Jusqu’où va le droit de conseil et celui d’obligation de renseignement de l’entrepreneur qui constate des déficiences à un ouvrage de construction?
Si l’entrepreneur ne fournit ni les matériaux ni la main-d’œuvre, peut-il être responsable d’un vice qu’il n’a pas créé par l’installation de matériaux impropres ou par des travaux déficients qu’il n’a ni exécutés ni surveillés?
Obligation de conseil
Du lambris en planches de pin avait été installé au pourtour d’un foyer par le propriétaire avant que l’entrepreneur vienne terminer la pose d’un plancher situé au premier étage. L’entrepreneur pouvait facilement voir le foyer et le lambris de bois et constater que cette installation est déficiente. Son obligation de conseil découlant du fait qu’il doit agir dans le meilleur intérêt de son client (Art. 2100 du Code civil du Québec) oblige-t-il ce dernier à indiquer au propriétaire des lieux que l’installation du lambris est déficiente et ne respecte pas les règles de l’art et de sécurité?
Rappelons que le devoir d’information est reconnu au Code civil du Québec (article 2102).
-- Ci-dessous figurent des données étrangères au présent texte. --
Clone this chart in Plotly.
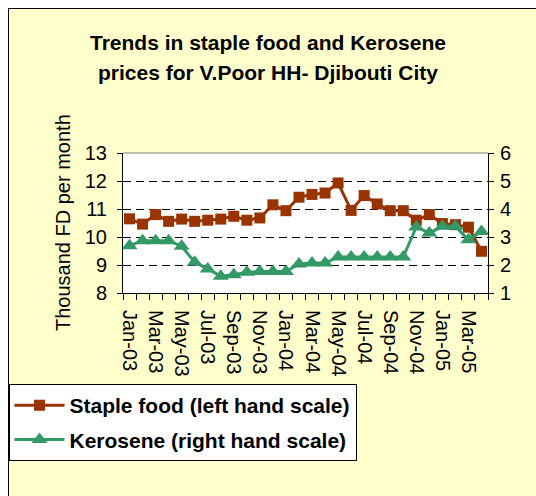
import plotly.graph_objects as go

# monthly series, Jan-03 .. Apr-05
months = ["Jan-03", "Feb-03", "Mar-03", "Apr-03", "May-03", "Jun-03", "Jul-03",
          "Aug-03", "Sep-03", "Oct-03", "Nov-03", "Dec-03", "Jan-04", "Feb-04",
          "Mar-04", "Apr-04", "May-04", "Jun-04", "Jul-04", "Aug-04", "Sep-04",
          "Oct-04", "Nov-04", "Dec-04", "Jan-05", "Feb-05", "Mar-05", "Apr-05"]

staple_food = [10.65, 10.46, 10.80, 10.56, 10.64, 10.56, 10.60, 10.64, 10.74, 10.60,
               10.68, 11.15, 10.94, 11.42, 11.52, 11.57, 11.93, 10.95, 11.48, 11.18,
               10.94, 10.94, 10.60, 10.80, 10.48, 10.44, 10.35, 9.49]

kerosene = [2.69, 2.87, 2.87, 2.87, 2.67, 2.10, 1.86, 1.60, 1.65, 1.74,
            1.77, 1.77, 1.77, 2.04, 2.07, 2.07, 2.29, 2.29, 2.29, 2.29,
            2.29, 2.29, 3.36, 3.14, 3.38, 3.38, 2.90, 3.20]

FONT = "Liberation Sans, Arial, sans-serif"
BROWN = "#993300"
GREEN = "#339966"

# page is 536x496; the chart starts 8px in (body margin top/left)
OFF = 8
W, H = 536 - OFF, 496 - OFF
# plot area, in screen pixels
L, R, T, B = 123, 488, 153, 293

def px(x):
    return (x - L) / (R - L)

def py(y):
    return (B - y) / (B - T)

x = list(range(len(months)))

fig = go.Figure()
fig.add_trace(go.Scatter(
    x=x, y=staple_food, name="Staple food (left hand scale)",
    mode="lines+markers", legendgroup="a",
    line=dict(color=BROWN, width=3),
    marker=dict(symbol="square", size=11, color=BROWN),
))
fig.add_trace(go.Scatter(
    x=x, y=kerosene, name="Kerosene (right hand scale)", yaxis="y2",
    mode="lines+markers", legendgroup="b",
    line=dict(color=GREEN, width=3),
    marker=dict(symbol="triangle-up", size=14, color=GREEN),
))

fig.update_layout(
    width=W, height=H, autosize=False,
    margin=dict(l=L - OFF, r=536 - R, t=T - OFF, b=496 - B, autoexpand=False),
    paper_bgcolor="#FFFFCC", plot_bgcolor="white",
    font=dict(family=FONT, size=20, color="black"),
    showlegend=True,
    legend=dict(
        x=px(8.5), y=py(384), xanchor="left", yanchor="top",
        bgcolor="white", bordercolor="black", borderwidth=1,
        font=dict(family=FONT, size=21, color="black", weight="bold"),
        tracegroupgap=4, itemwidth=50,
    ),
    xaxis=dict(
        range=[-0.5, len(months) - 0.5], automargin=False,
        tickmode="array", tickvals=x[::2], ticktext=months[::2],
        tickangle=90, ticks="", tickfont=dict(size=20), ticklabelstandoff=12,
        showline=True, linecolor="black", linewidth=1,
        showgrid=False, zeroline=False,
        minor=dict(tickmode="linear", tick0=-0.5, dtick=1, ticks="outside",
                   ticklen=6, tickcolor="black", showgrid=False),
    ),
    yaxis=dict(
        range=[8, 13], dtick=1, ticks="outside", ticklen=5, tickcolor="black",
        showline=True, linecolor="black", linewidth=1, ticklabelstandoff=6,
        showgrid=True, gridcolor="black", griddash="8px,5px", gridwidth=1,
        zeroline=False, tickfont=dict(size=20), automargin=False,
    ),
    yaxis2=dict(
        range=[1, 6], dtick=1, overlaying="y", side="right",
        ticks="outside", ticklen=5, tickcolor="black",
        showline=True, linecolor="black", linewidth=1, ticklabelstandoff=2,
        showgrid=False, zeroline=False, tickfont=dict(size=20), automargin=False,
    ),
)

# title lines
for txt, yy in [("Trends in staple food and Kerosene", 43),
                ("prices for V.Poor HH- Djibouti City", 72)]:
    fig.add_annotation(text=txt, x=px(268), y=py(yy), xref="paper", yref="paper",
                       showarrow=False, xanchor="center", yanchor="middle",
                       font=dict(family=FONT, size=21, color="black", weight="bold"))

fig.add_annotation(text="Thousand FD per month", x=px(63), y=py(223),
                   xref="paper", yref="paper", showarrow=False, textangle=-90,
                   xanchor="center", yanchor="middle",
                   font=dict(family=FONT, size=20, color="black"))

# top border of plot area (grey) and chart frame at top/left
fig.add_shape(type="line", xref="paper", yref="paper", x0=0, x1=1, y0=1, y1=1,
              line=dict(color="#808080", width=1))
fig.add_shape(type="line", xref="paper", yref="paper", x0=px(OFF), x1=px(540),
              y0=py(OFF), y1=py(OFF), line=dict(color="black", width=2))
fig.add_shape(type="line", xref="paper", yref="paper", x0=px(OFF), x1=px(OFF),
              y0=py(OFF), y1=py(500), line=dict(color="black", width=2))

fig.write_html("out.html",
               post_script="document.body.style.margin='8px 0 0 8px';")
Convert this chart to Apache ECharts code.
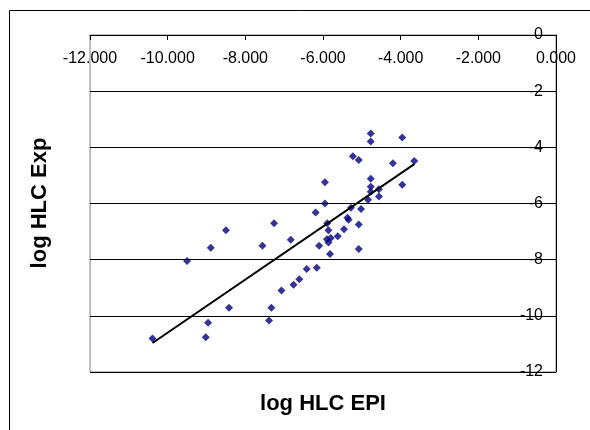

Dans une affaire récente, un propriétaire a recherché la responsabilité d’un entrepreneur devant la Cour supérieure en prétendant que celui-ci aurait dû l’informer que le lambris de planches de pin autour de la façade du foyer n’était pas conforme.
Décision
Le Tribunal a écarté cette demande en prétendant tout d’abord que le travail n’avait pas été exécuté par l’entrepreneur et que cette responsabilité serait un fardeau trop considérable et difficile à circonscrire si on exigeait que l’entrepreneur assume la responsabilité de travaux pour lesquels il n’a pas été rémunéré, ou de matériaux qu’il n’a pas fournis.
Plus encore, la Cour s’est basée sur l’article 2104 du Code civil, lequel prescrit que lorsque les biens sont fournis par le client et qu’ils sont manifestement impropres à être utilisés, l’entrepreneur est tenu d’en informer immédiatement le client, pour conclure que dans les présentes circonstances, comme l’entrepreneur n’avait pas installé le lambris de bois, il n’avait donc pas l’obligation d’information et de conseil en regard des risques et des déficiences que constituaient la pose et l’utilisation d’un tel lambris au pourtour du foyer.
En conclusion, l’entrepreneur n’ayant pas usé de ce bien (lambris de planches de pin), sa responsabilité contractuelle basée sur son devoir de conseil et d’information a été écartée par la Cour.
Distinction
Il est important de préciser que si l’entrepreneur avait eu à exécuter des travaux sur l’ouvrage déficient, la décision de la Cour aurait été, nous le croyons, tout autre et il est probable qu’alors son devoir de conseil et d’information aurait été tel qu’il aurait dû refuser d’effectuer ses travaux sur l’ouvrage déficient.